Grateful Dead–Anthem of the Sun 50th Anniversary Edition
The second in the Dead’s 50th Anniversary series, Anthem of the Sun includes both the original 1968 mix and Jerry Garcia’s toned-down 1971 mix. The original has been available on CD since 2002, but this set also includes a live show from the Winterland recorded in October 1967, which on its own is worth the price of entry.
Wire–Pink Flag / Chairs Missing / 154 Special Editions
These special editions include new essays, archival photographs, and interviews with the band members. But more importantly, they include all of the tracks recorded in the sessions for the original albums, most of which were originally released on non-album singles and have largely never been released on CD. They also include all of the demos recorded before each album, which shows the development of the songs from conception to the finished records as well as the songs left behind.
Best Archival Releases
Frank Zappa–The Roxy Performances
This box set from the Zappa Family Trust compiles the five shows that Frank and his band played over three days at the Roxy in Hollywood at the end of 1973. The shows were filmed for a movie that, because of several technical problems, wasn’t completed until two decades after Frank’s death. For many fans, myself included, this version of Zappa’s band was the best. The film was a holy grail for Zappa fans for decades and the release of these shows is a worthwhile supplement to the release of the film a few years ago.
Grateful Dead–Dave’s Pick Volume 26: Albuquerque Civic Auditorium, Albuquerque, NM 11/17/71 (with bonus disc)

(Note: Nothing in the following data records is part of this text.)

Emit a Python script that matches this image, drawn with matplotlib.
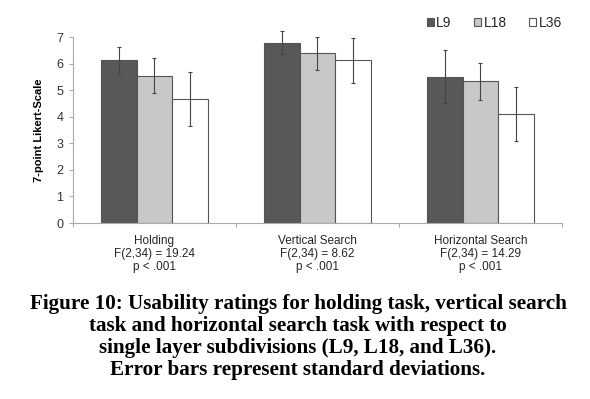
import numpy as np
import matplotlib
matplotlib.use("Agg")
import matplotlib.pyplot as plt

plt.rcParams["font.family"] = ["Liberation Sans", "DejaVu Sans"]

tasks = ["Holding", "Vertical Search", "Horizontal Search"]
stats = ["F(2,34) = 19.24", "F(2,34) = 8.62", "F(2,34) = 14.29"]
pvals = ["p < .001", "p < .001", "p < .001"]
series = ["L9", "L18", "L36"]
means = {
    "L9": [6.12, 6.79, 5.51],
    "L18": [5.55, 6.40, 5.34],
    "L36": [4.67, 6.12, 4.11],
}
sds = {
    "L9": [0.52, 0.43, 1.00],
    "L18": [0.67, 0.62, 0.70],
    "L36": [1.03, 0.84, 1.03],
}
colors = {"L9": "#585858", "L18": "#c8c8c8", "L36": "#ffffff"}

fig = plt.figure(figsize=(5.9, 3.99), dpi=100)
ax = fig.add_axes([0.1237, 0.441, 0.8288, 0.466])

x = np.arange(len(tasks))
w = 0.22
for i, s in enumerate(series):
    ax.bar(x + (i - 1) * w, means[s], w, color=colors[s], edgecolor="#555555",
           linewidth=0.8, label=s, zorder=2)
    eb = ax.errorbar(x + (i - 1) * w, means[s], yerr=sds[s], fmt="none",
                     ecolor="#444444", elinewidth=0.8, capsize=1.2, capthick=0.8, zorder=3)
    for art in eb.lines[1] + eb.lines[2]:
        art.set_clip_on(False)

ax.set_xlim(-0.5, 2.5)
ax.set_ylim(0, 7)
ax.set_yticks(range(8))
ax.set_xticks([-0.5, 0.5, 1.5, 2.5])
ax.set_xticklabels([])
ax.tick_params(axis="x", length=3, color="#aaaaaa", direction="out")
ax.tick_params(axis="y", length=3, color="#aaaaaa", labelsize=9, labelcolor="#333333", pad=4)
for sp in ["top", "right"]:
    ax.spines[sp].set_visible(False)
ax.spines["left"].set_color("#aaaaaa")
ax.spines["bottom"].set_color("#aaaaaa")
ax.spines["left"].set_linewidth(0.8)
ax.spines["bottom"].set_linewidth(0.8)

ax.set_ylabel("7-point Likert-Scale", fontsize=8, fontweight="bold", labelpad=9)

for i in range(len(tasks)):
    ax.text(x[i], -0.45, tasks[i] + "\n" + stats[i] + "\n" + pvals[i],
            ha="center", va="top", fontsize=8.5, color="#262626", linespacing=1.12)

ax.legend(loc="upper right", bbox_to_anchor=(1.0, 1.115), ncol=3, frameon=False,
          fontsize=10, handlelength=0.5, handleheight=0.5, handletextpad=0.2,
          columnspacing=1.6, borderaxespad=0, borderpad=0, labelcolor="#262626")

caption = ("Figure 10: Usability ratings for holding task, vertical search\n"
           "task and horizontal search task with respect to\n"
           "single layer subdivisions (L9, L18, and L36).\n"
           "Error bars represent standard deviations.")
fig.text(0.505, 0.263, caption, ha="center", va="top", fontsize=15.2,
         fontweight="bold", family="Liberation Serif", linespacing=1.13)

fig.savefig("out.png", dpi=100)
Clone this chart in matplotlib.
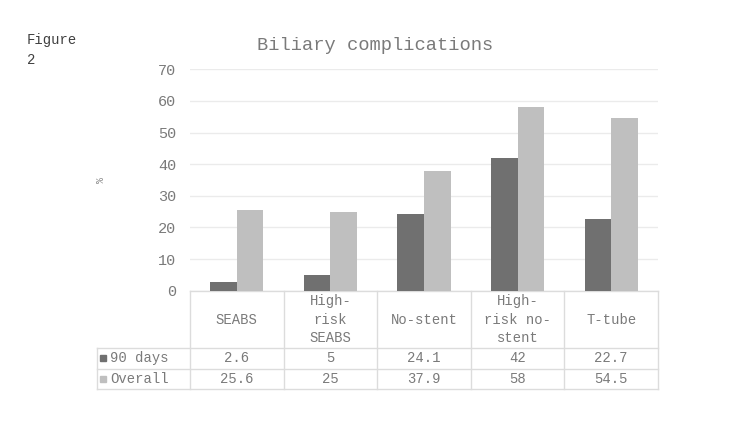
import numpy as np
import matplotlib
matplotlib.use("Agg")
import matplotlib.pyplot as plt
import matplotlib.transforms as mtransforms

plt.rcParams['font.family'] = ['Liberation Mono', 'DejaVu Sans Mono']

# Data
categories = ["SEABS", "High-\nrisk\nSEABS", "No-stent", "High-\nrisk no-\nstent", "T-tube"]
series_names = ["90 days", "Overall"]
days90 = [2.6, 5, 24.1, 42, 22.7]
overall = [25.6, 25, 37.9, 58, 54.5]
value_labels = [["2.6", "5", "24.1", "42", "22.7"],
                ["25.6", "25", "37.9", "58", "54.5"]]

colors = ["#707070", "#bfbfbf"]
text_col = "#7a7a7a"
line_col = "#dcdcdc"

W, H = 750, 422
fig = plt.figure(figsize=(7.5, 4.22), dpi=100)

# axes placed in pixel terms
x0, x1 = 190, 658
ytop, ybot = 69.3, 290.7
ax = fig.add_axes([x0 / W, 1 - ybot / H, (x1 - x0) / W, (ybot - ytop) / H])

x = np.arange(len(categories))
bw = 0.285
ax.bar(x - bw / 2, days90, bw, color=colors[0], zorder=3)
ax.bar(x + bw / 2, overall, bw, color=colors[1], zorder=3)

ax.set_xlim(-0.5, len(categories) - 0.5)
ax.set_ylim(0, 70)
ax.set_yticks(range(0, 71, 10))
ax.yaxis.grid(True, color="#ebebeb", linewidth=1, zorder=0)
ax.set_xticks([])
for s in ax.spines.values():
    s.set_visible(False)
ax.tick_params(axis="y", length=0, pad=10, labelsize=11, labelcolor=text_col)

# table below the plot
trans = mtransforms.blended_transform_factory(ax.transData, ax.transAxes)
ph = ybot - ytop
ppu = (x1 - x0) / len(categories)
def ypix(p):
    return (ybot - p) / ph

row_edges = [348, 368.5, 389]
left_x = -0.5 - (x0 - 97) / ppu

lk = dict(color=line_col, linewidth=1, transform=trans, clip_on=False)
ax.plot([-0.5, len(categories) - 0.5], [0, 0], **lk)
for ry in row_edges:
    ax.plot([left_x, len(categories) - 0.5], [ypix(ry), ypix(ry)], **lk)
for i in range(len(categories) + 1):
    ax.plot([i - 0.5, i - 0.5], [0, ypix(389)], **lk)
ax.plot([left_x, left_x], [ypix(348), ypix(389)], **lk)

for i, c in enumerate(categories):
    ax.text(i, ypix((291 + 348) / 2), c, transform=trans, ha="center", va="center",
            fontsize=10, color=text_col, linespacing=1.4)

for r, name in enumerate(series_names):
    yc = ypix((row_edges[r] + row_edges[r + 1]) / 2)
    ax.plot([left_x + 6 / ppu], [yc], marker="s", markersize=5, color=colors[r],
            linestyle="none", transform=trans, clip_on=False)
    ax.text(left_x + 13 / ppu, yc, name, transform=trans, ha="left", va="center",
            fontsize=10, color=text_col)
    for i, v in enumerate(value_labels[r]):
        ax.text(i, yc, v, transform=trans, ha="center", va="center",
                fontsize=10, color=text_col)

fig.text(375 / W, 1 - 46 / H, "Biliary complications", ha="center", va="center",
         fontsize=13.5, color=text_col)
fig.text(27 / W, 1 - 50 / H, "Figure\n2", ha="left", va="center", fontsize=10,
         color="#404040", linespacing=1.55)
fig.text(101 / W, 1 - 180 / H, "%", ha="center", va="center", rotation=90,
         fontsize=7, color="#8a8a8a")

fig.savefig("out.png", dpi=100)
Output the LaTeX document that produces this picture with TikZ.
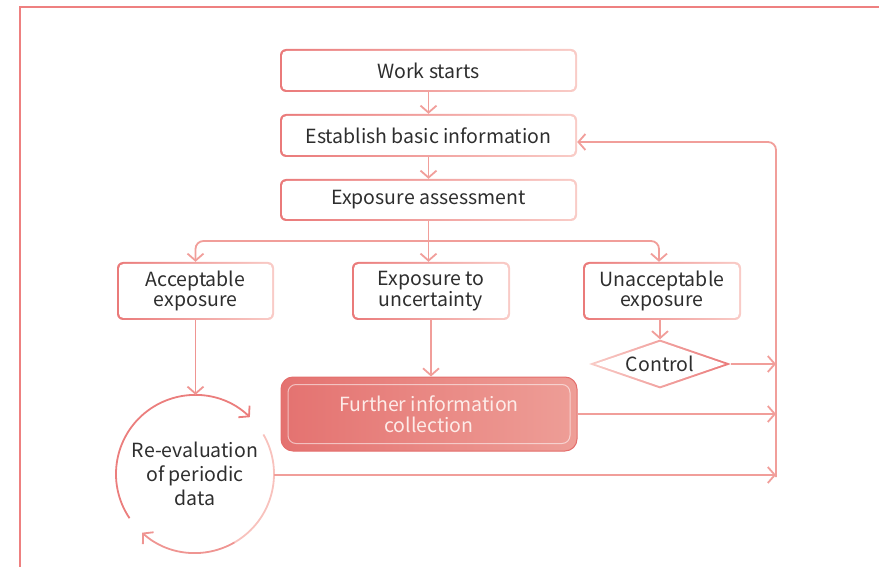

My pick for the best of Dave’s Picks in 2018. This release pairs up a show from the first tour with Keith filling in for Pigpen with one from shortly after Pigpen’s return (12/14/71). The main show finds the band working out their stage show without their frontman. Without the big Pigpen showstoppers, the setlist starts to fall into alternating Jerry and Bob songs. The December show finds them working Pigpen’s songs back into the setlist, which is mostly new material.